Tetto sugli stipendi e vecchie indennità in Parlamento: il ritorno al passato
Care, vecchie indennità. Massacrate dalla furia rigorista che non ha risparmiato, pensate, neppure gli stipendi di Camera e Senato, eccole di nuovo. È l’ineluttabile risultato di una decisione presa dalla «Commissione giurisdizionale per il personale della Camera dei deputati», ovvero l’organismo interno delegato a giudicare i ricorsi dei dipendenti del parlamento. Dove l’autodichìa, ovvero quel sistema per cui le decisioni prese nel Palazzo non sono sindacabili né sono sottoposte a controlli esterni, non riguarda solo gli eletti ma si estende anche a chi lavora lì dentro.
Con il risultato che le controversie non si discutono in tribunale davanti al giudice del lavoro, bensì davanti a una commissione interna composta da una terna di deputati. Tutti e tre del Pd e due dei quali, nella fattispecie, renziani a quattro ruote motrici: il presidente Francesco Bonifazi, tesoriere del Pd, ed Ernesto Carbone. Il che rende il tutto ancora più singolare, considerando quanto fu deciso dall’ex segretario democratico nel difendere il tetto dei 240 mila euro agli stipendi pubblici. Ma tant’è.
La storia di cui stiamo parlando comincia proprio quando si decide di applicare quel tetto anche ai dipendenti di Camera e Senato. La cosa provoca violente reazioni, che riescono a mitigare l’intervento, limitando i danni. Al punto che ora lo stipendio lordo del consigliere parlamentare con la maggiore anzianità può attestarsi sui 358 mila euro, quasi il 50% più del tetto di cui sopra pari alla retribuzione del presidente della Repubblica. Mentre un documentarista tecnico ragioniere può arrivare a 237.990. Ma il taglio finisce per spiovere anche sulle indennità di funzione: somme aggiuntive alla paga base in relazione al ruolo ricoperto. Per capirci, il segretario generale percepisce ora per questa voce 662 euro netti al mese, contro i 2.206 di prima.

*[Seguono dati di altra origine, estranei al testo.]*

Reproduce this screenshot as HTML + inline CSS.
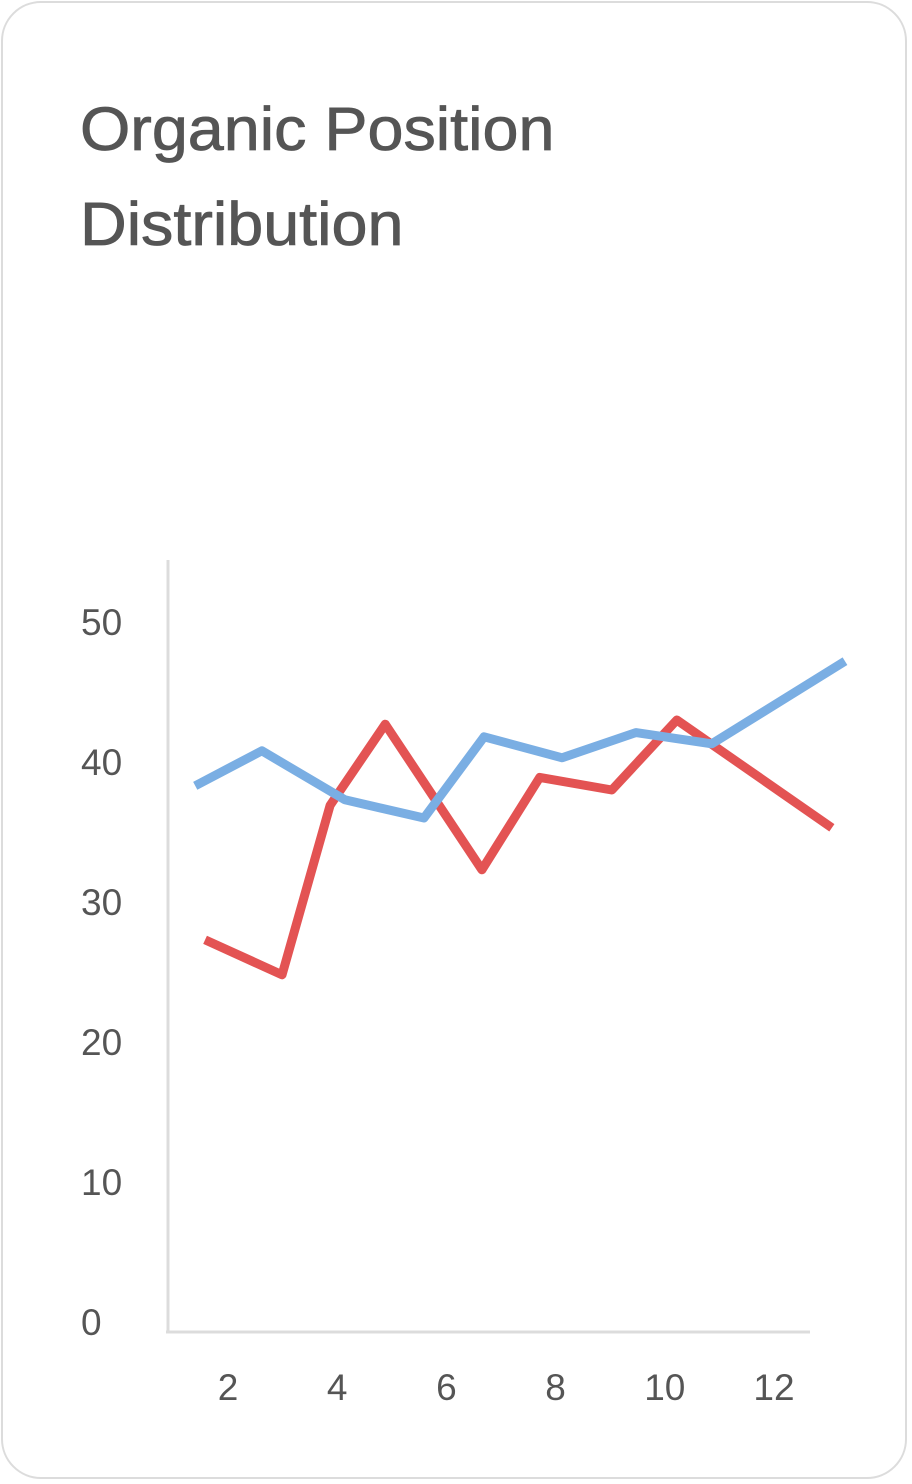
<!DOCTYPE html>
<html><head><meta charset="utf-8"><style>
html,body{margin:0;padding:0;background:#fff;}
body{width:912px;height:1484px;position:relative;font-family:"Liberation Sans",sans-serif;}
.card{position:absolute;left:1px;top:1px;width:906px;height:1478px;border:2px solid #dcdcdc;border-radius:40px;box-sizing:border-box;}
.title{position:absolute;left:80px;top:82px;font-size:61px;line-height:95px;color:#555;transform:scaleX(1.06);transform-origin:0 0;-webkit-text-stroke:0.8px #555;white-space:nowrap;}
</style></head><body>
<div class="card"></div>
<div class="title">Organic Position<br>Distribution</div>
<svg id="chart" width="912" height="1484" style="position:absolute;left:0;top:0"></svg>
<script>
const yTicks=[0,10,20,30,40,50];
const xTicks=[2,4,6,8,10,12];
const redX=[1.58,2.99,3.87,4.88,6.65,7.71,9.03,10.22,13.06];
const redY=[27.3,24.8,36.9,42.7,32.3,38.9,38.0,43.0,35.3];
const blueX=[1.40,2.62,4.14,5.59,6.69,8.12,9.47,10.86,13.3];
const blueY=[38.3,40.8,37.3,36.0,41.8,40.3,42.1,41.3,47.2];
const svg=document.getElementById('chart');
const NS='http://www.w3.org/2000/svg';
const xs=v=>228+(v-2)*54.6;
const ys=v=>1322-v*14;
function mk(t,a){const e=document.createElementNS(NS,t);for(const k in a)e.setAttribute(k,a[k]);svg.appendChild(e);return e;}
let e=mk('line',{x1:168,y1:560,x2:168,y2:1332,stroke:'#dcdcdc','stroke-width':3});


e=mk('line',{x1:166,y1:1332,x2:810,y2:1332,stroke:'#dcdcdc','stroke-width':3});


yTicks.forEach(v=>{const t=mk('text',{x:81,y:ys(v)+13,'font-size':37,fill:'#555','font-family':'Liberation Sans, sans-serif'});t.textContent=v;

});
xTicks.forEach(v=>{const t=mk('text',{x:xs(v),y:1400,'font-size':37,fill:'#555','text-anchor':'middle','font-family':'Liberation Sans, sans-serif'});t.textContent=v;

});
function line(X,Y,c,name){const p=mk('polyline',{points:X.map((x,i)=>xs(x)+','+ys(Y[i])).join(' '),fill:'none',stroke:c,'stroke-width':9,'stroke-linejoin':'round'});

}
line(redX,redY,'#e35353','red-series-line');
line(blueX,blueY,'#7aaee3','blue-series-line');
</script>
</body></html>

La sforbiciata non va giù quasi a nessuno, ma i più la ingoiano. In 575, invece, fanno ricorso, e sulle indennità la spuntano. Il conto per la Camera sale così di 2 milioni, facendo infuriare il deputato grillino segretario dell’Ufficio di presidenza, Riccardo Fraccaro. E non solo.
Anche perché questo altro non è che il preludio del ritorno al passato. Un anno fa tanto la Camera quanto il Senato avevano infatti accolto alcuni ricorsi che chiedevano di affermare il principio che il riferimento al tetto dei 240 mila euro lordi annui avrebbe avuto valore limitato nel tempo. Ritenendosi del tutto superato con la fine dell’attuale legislatura.
Ci sarebbe stata anche la possibilità di un giudizio d’appello (sempre con le commissioni interne, ovvio) ma entro un termine che invece è trascorso inutilmente. Né le invocazioni dei questori che chiedevano di lasciare in eredità al nuovo Parlamento la riconferma dei tagli hanno trovato udienza. Ragion per cui, a meno di sorprese, dal prossimo anno gli stipendi dei dipendenti dei due rami del Parlamento torneranno ai livelli di prima.
Del resto, se si prende in esame la media delle retribuzioni, i tagli non hanno creato scompiglio più di tanto nelle doratissime busta paga delle Camere. Dai dati di bilancio si deduce che nel 2017 lo stipendio medio di un dipendente del Senato sarebbe pari a 148 mila euro: identico in termini reali (considerando cioè l’inflazione) a quello di dieci anni fa. Meglio ancora alla Camera, dove la paga media di 138 mila euro risulterebbe ancora più alta, sia pure dello 0,8%, di un decennio prima.